Titre : La horde du contrevent, T1 : Le cosmos est mon campement
Scénario : Éric Henninon
Dessinateur : Éric Henninon
Parution : Octobre 2017
« La horde du contrevent » d’Alain Damasio est un roman qui m’a particulièrement marqué. J’ai dû m’y reprendre à deux fois pour aller au bout, tant les débuts sont austères pour le lecteur. Myriade de personnages avec chacun sa voix… Mais au final, un roman incroyable et unique, au style littéraire exceptionnel. Quelle idée a donc piqué Éric Henninon de vouloir adapter ce livre plus de 10 ans après sa parution ? Comment représenter cette horde dont le but est de marcher contre le vent ? Ce premier tome est là pour nous donner la réponse.
Une adaptation réussie
Le roman étant culte, il va sans dire que le dessinateur va avoir droit à des hordes de fans qui vont lui tomber dessus. Premier accroc : le nombre de personnages. La horde est réduite aux personnages essentiels. Selon moi, ce n’est pas un défaut car le livre comportait presque trop de personnages, dont certains n’était pas vraiment exploités. Et en leur donnant un visage (alors que Damasio leur donnait avant tout une voix et un symbole), la lecture est bien plus aisée. Une belle porte d’entrée pour les novices, un plaisir de retrouver cet univers pour les primo-lecteurs.

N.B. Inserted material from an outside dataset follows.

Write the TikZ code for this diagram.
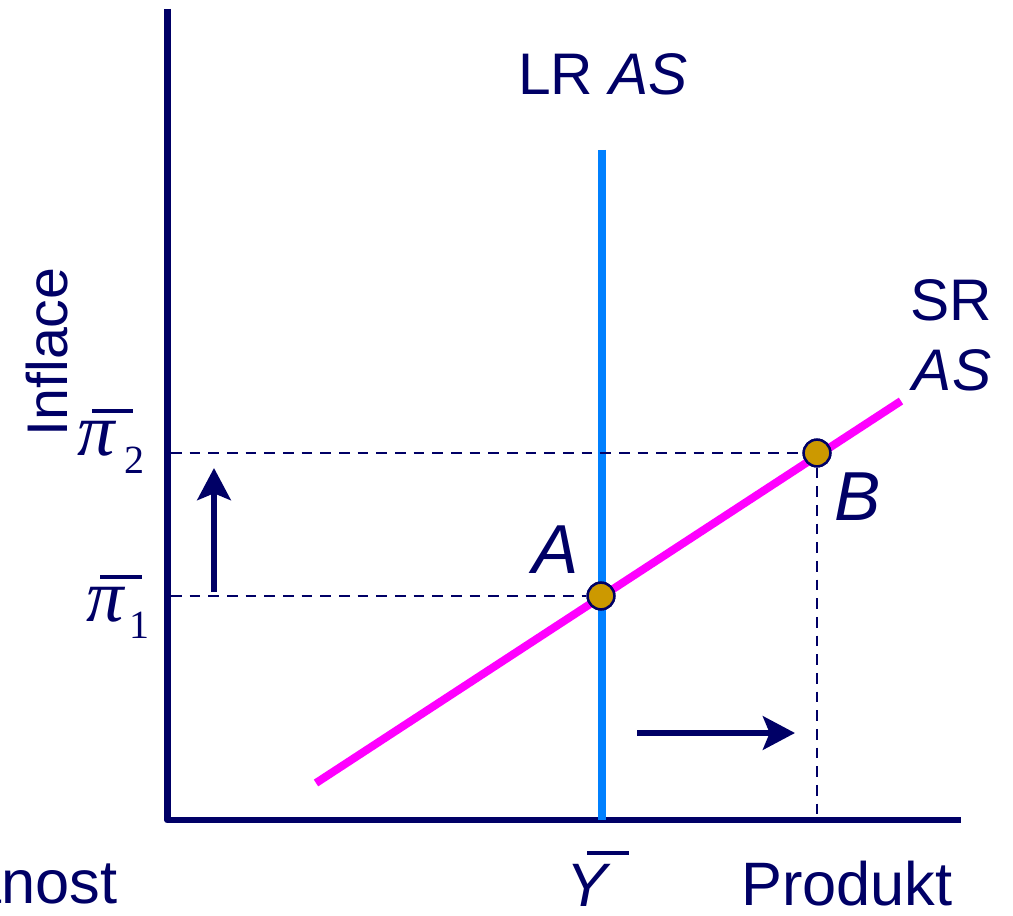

Dans le monde de « La horde du contrevent », le vent est l’élément majeur. Il souffle d’amont en aval, indéfiniment. Les trois peuplades majeures se sont adaptées comme elles le pouvaient : certaines vivent cachées sous terre, derrière des murs ou utilisent des voiliers pour se déplacer. Car ce vent tue par sa violence. Au bout du monde, en aval, un peuple envoie à chaque génération une horde de marcheurs destinés à atteindre l’extrême-amont, là où nait le vent. Élevés dès leur naissance, chacun a son rôle : il y a l’homme de tête, le noble, le scribe, les crocs… Chaque rôle est différent mais essentiel : la horde ne tient face au vent que par sa cohésion.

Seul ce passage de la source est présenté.